- Developer: Omega Force
- Publisher: Square Enix
- Director: Tomohiko Sho;
- Producers: Takuma Shiraishi; Tomohiko Sho;
- Series: Dragon Quest
- Platforms: Android, iOS
- Release: JP: June 13, 2023;
- Genre: Role-playing
- Modes: Single-player, multiplayer

= Dragon Quest Champions =

2023 video game

Dragon Quest Champions (Note: Known in Japan as ドラゴンクエスト チャンピオンズ (Doragon Kuesuto Chanpionzu)) was a 2023 action role-playing game developed by Omega Force and published by Square Enix for Android and iOS. An entry in the Dragon Quest series, it was released free-to-play in Japan. The game follows an adventurer who joins the Heroic Martial Arts Tournament, seeking to become the new hero of the land and find their lost father.

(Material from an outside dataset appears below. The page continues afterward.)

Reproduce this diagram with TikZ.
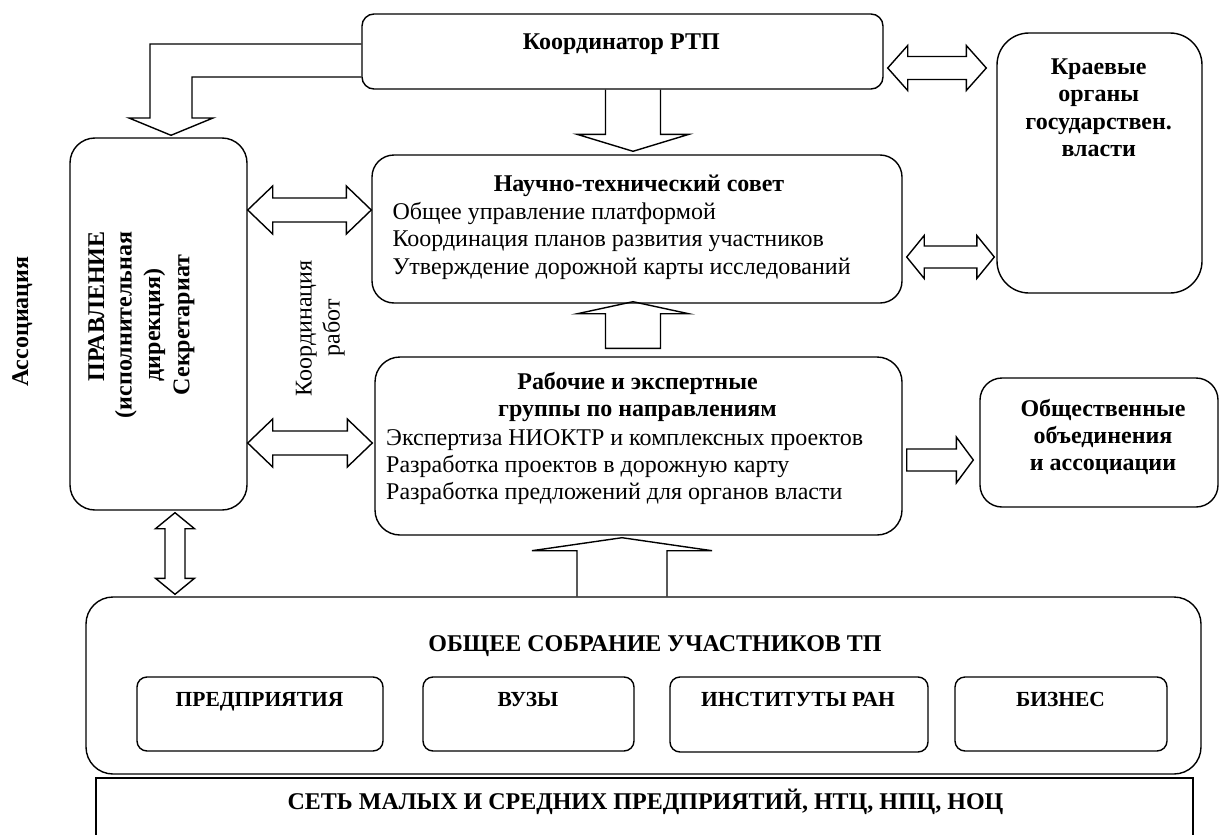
\documentclass[tikz,border=0pt]{standalone}
\usepackage{fontspec}
\setmainfont{Liberation Serif}
\usetikzlibrary{calc}
\pgfdeclarelayer{bg}
\pgfsetlayers{bg,main}
% horizontal double block arrow: #1 left tip, #2 right tip, #3 shaft half, #4 head half, #5 head length
\newcommand{\hdbl}[5]{%
  \draw[blk] (#1) -- ++(#5,-#4) -- ++(0,#4-#3) -- ($(#2)+(-#5,-#3)$) -- ++(0,#3-#4) -- (#2)
    -- ++(-#5,#4) -- ++(0,#3-#4) -- ($(#1)+(#5,#3)$) -- ++(0,#4-#3) -- cycle;}
% vertical double block arrow: #1 top tip, #2 bottom tip
\newcommand{\vdbl}[5]{%
  \draw[blk] (#1) -- ++(#4,#5) -- ++(#3-#4,0) -- ($(#2)+(#3,-#5)$) -- ++(#4-#3,0) -- (#2)
    -- ++(-#4,-#5) -- ++(#4-#3,0) -- ($(#1)+(-#3,#5)$) -- ++(#3-#4,0) -- cycle;}
\begin{document}
\begin{tikzpicture}[x=1pt,y=-1pt,
  box/.style={draw, line width=1.4pt, inner sep=0pt},
  blk/.style={draw, fill=white, line width=1.4pt, line join=miter},
  txt/.style={inner sep=0pt, font=\fontsize{24}{27.4}\selectfont},
  btxt/.style={inner sep=0pt, font=\fontsize{24}{27.6}\selectfont\bfseries},
  stxt/.style={inner sep=0pt, font=\fontsize{21.5}{25}\selectfont\bfseries}]
\useasboundingbox (0,0) rectangle (1221,835);
\clip (0,0) rectangle (1221,835);

% boxes
\node[box, rounded corners=12pt, minimum width=521pt, minimum height=75pt] (koord) at (622.5,51.5) {};
\node[box, rounded corners=25pt, minimum width=177pt, minimum height=372pt] (prav) at (158.5,324) {};
\node[box, rounded corners=22pt, minimum width=530pt, minimum height=148pt] (nts) at (637,229) {};
\node[box, rounded corners=25pt, minimum width=527pt, minimum height=178pt] (rab) at (638.5,446) {};
\node[box, rounded corners=32pt, minimum width=205pt, minimum height=260pt] (kraev) at (1099.5,163) {};
\node[box, rounded corners=22pt, minimum width=238pt, minimum height=129pt] (obsh) at (1099,442.5) {};
\node[box, rounded corners=27pt, minimum width=1115pt, minimum height=177pt] (sobr) at (643.5,685.5) {};
\node[box, rounded corners=10pt, minimum width=246pt, minimum height=74pt] (pred) at (260,714) {};
\node[box, rounded corners=10pt, minimum width=211pt, minimum height=74pt] (vuz) at (528.5,714) {};
\node[box, rounded corners=10pt, minimum width=258pt, minimum height=75pt] (inst) at (799,714.5) {};
\node[box, rounded corners=10pt, minimum width=212pt, minimum height=74pt] (biz) at (1061,714) {};
\node[box, minimum width=1097pt, minimum height=82pt] (set) at (644.5,819) {};

% texts (for multi-line nodes, anchor=base is the baseline of the last line)
\node[btxt, anchor=base] (koordT) at (621.3,49.3) {Координатор РТП};
\node[btxt, anchor=base] (ntsT) at (639,191.7) {Научно-технический совет};
\node[txt, anchor=base west, align=left] (ntsL) at (392.3,274.1)
  {Общее управление платформой\\Координация планов развития участников\\Утверждение дорожной карты исследований};
\node[btxt, anchor=base, align=center] (rabT) at (637.5,416.9) {Рабочие и экспертные\\группы по направлениям};
\node[txt, anchor=base west, align=left] (rabL) at (386,499.8)
  {Экспертиза НИОКТР и комплексных проектов\\Разработка проектов в дорожную карту\\Разработка предложений для органов власти};
\node[btxt, anchor=base, align=center] (kraevT) at (1098.7,156.8) {Краевые\\органы\\государствен.\\власти};
\node[btxt, anchor=base, align=center, font=\fontsize{24}{26.7}\selectfont\bfseries] (obshT) at (1103,470.1)
  {Общественные\\объединения\\и ассоциации};
\node[btxt, rotate=90, anchor=base] (assoc) at (28,321.7) {Ассоциация};
\node[btxt, rotate=90, anchor=base] (pr1) at (104,306.5) {ПРАВЛЕНИЕ};
\node[btxt, rotate=90, anchor=base] (pr2) at (131.7,325) {(исполнительная};
\node[btxt, rotate=90, anchor=base] (pr3) at (160,325) {дирекция)};
\node[btxt, rotate=90, anchor=base] (pr4) at (189.3,325) {Секретариат};
\node[txt, rotate=90, anchor=base] (kr1) at (311.5,328.3) {Координация};
\node[txt, rotate=90, anchor=base] (kr2) at (339.5,327.5) {работ};
\node[btxt, anchor=base] (sobrT) at (655,651) {ОБЩЕЕ СОБРАНИЕ УЧАСТНИКОВ ТП};
\node[btxt, anchor=base] (setT) at (645.5,809.3) {СЕТЬ МАЛЫХ И СРЕДНИХ ПРЕДПРИЯТИЙ, НТЦ, НПЦ, НОЦ};
\node[stxt, anchor=base] (predT) at (259.5,706) {ПРЕДПРИЯТИЯ};
\node[stxt, anchor=base] (vuzT) at (528,706) {ВУЗЫ};
\node[stxt, anchor=base] (instT) at (798,706) {ИНСТИТУТЫ РАН};
\node[stxt, anchor=base] (bizT) at (1060.5,706) {БИЗНЕС};

% arrows
\begin{pgfonlayer}{bg}
% Координатор -> Правление (bent)
\coordinate (kp1) at (koord.west |- 0,44);
\coordinate (kp2) at (koord.west |- 0,77);
\coordinate (kpt) at ($(prav.north -| 171,0)+(0,-2)$);
\draw[blk] (kp1) -- (150,44) -- (150,118) -- (129,118) -- (kpt) -- (213,118) -- (192,118) -- (192,77) -- (kp2);
% Координатор -> НТС
\coordinate (kn1) at (koord.south -| 633,0);
\coordinate (kn2) at ($(nts.north -| 633,0)+(0,-3)$);
\draw[blk] ($(kn1)+(-27.5,0)$) -- ($(kn2)+(-27.5,-17)$) -- ($(kn2)+(-56,-17)$) -- (kn2)
  -- ($(kn2)+(56,-17)$) -- ($(kn2)+(27.5,-17)$) -- ($(kn1)+(27.5,0)$);
% Рабочие -> НТС
\coordinate (rn1) at ($(rab.north -| 633,0)+(0,-8)$);
\coordinate (rn2) at ($(nts.south -| 633,0)+(0,-2)$);
\draw[blk] ($(rn1)+(-27.5,0)$) -- ($(rn2)+(-27.5,12)$) -- ($(rn2)+(-55.5,12)$) -- (rn2)
  -- ($(rn2)+(55.5,12)$) -- ($(rn2)+(27.5,12)$) -- ($(rn1)+(27.5,0)$) -- cycle;
% Собрание -> Рабочие
\coordinate (sr1) at (sobr.north -| 622,0);
\coordinate (sr2) at ($(rab.south -| 622,0)+(0,2)$);
\draw[blk] ($(sr1)+(-45,0)$) -- ($(sr2)+(-45,13)$) -- ($(sr2)+(-90,13)$) -- (sr2)
  -- ($(sr2)+(90,13)$) -- ($(sr2)+(45,13)$) -- ($(sr1)+(45,0)$);
% Рабочие -> Общественные
\coordinate (ro1) at ($(rab.east |- 0,460)+(4,0)$);
\coordinate (ro2) at ($(obsh.west |- 0,460)+(-6,0)$);
\draw[blk] ($(ro1)+(0,-11)$) -- ($(ro2)+(-17,-11)$) -- ($(ro2)+(-17,-23)$) -- (ro2)
  -- ($(ro2)+(-17,23)$) -- ($(ro2)+(-17,11)$) -- ($(ro1)+(0,11)$) -- cycle;
% double arrows
\coordinate (pn1) at (prav.east |- 0,210);
\coordinate (pn2) at (nts.west |- 0,210);
\hdbl{pn1}{pn2}{12}{24}{25}
\coordinate (pr1c) at (prav.east |- 0,443);
\coordinate (pr2c) at ($(rab.west |- 0,443)+(-2,0)$);
\hdbl{pr1c}{pr2c}{12}{24}{25}
\coordinate (kk1) at ($(koord.east |- 0,68)+(4,0)$);
\coordinate (kk2) at ($(kraev.west |- 0,68)+(-10,0)$);
\hdbl{kk1}{kk2}{11.5}{22.5}{20}
\coordinate (nk1) at ($(nts.east |- 0,257)+(4,0)$);
\coordinate (nk2) at ($(kraev.west |- 0,257)+(-2,0)$);
\hdbl{nk1}{nk2}{11}{21.5}{17.5}
\coordinate (ps1) at ($(prav.south -| 175,0)+(0,2)$);
\coordinate (ps2) at ($(sobr.north -| 175,0)+(0,-2)$);
\vdbl{ps1}{ps2}{10}{19.5}{16}
\end{pgfonlayer}
\end{tikzpicture}
\end{document}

The game was shut down on July 30, 2024.

==Gameplay==
The game uses a turn-based role-playing command system, similar to mainline Dragon Quest titles, in which players explore open world areas and battle against enemies. A secondary mode, dubbed Tournament mode, has players fighting in real-time action role-playing Player versus player multiplayer matches against 50 other players, similar to battle royale video games.

==Plot==
After the Demon King was defeated by the Hero, the world has returned to peace. The "Heroic Martial Arts Tournament", hosted in honor of the hero, has since gained massive popularity. The player controls an adventurer who wants to become the new hero, as well as find their lost father. For that goal, they join the Heroic Martial Arts Tournament.

==Development==
On January 10, Square Enix announced that a new role-playing video game entry in the Dragon Quest series was in development for iOS and Android. The game was formally announced by Square Enix and Koei Tecmo on January 18, 2023, as developed by Omega Force, a division of Koei Tecmo, to be published by Square Enix. On the same day, a closed beta was announced, which ran between February 6 to 13 of the same year. It was released on June 13, 2023, on Android and iOS in Japan.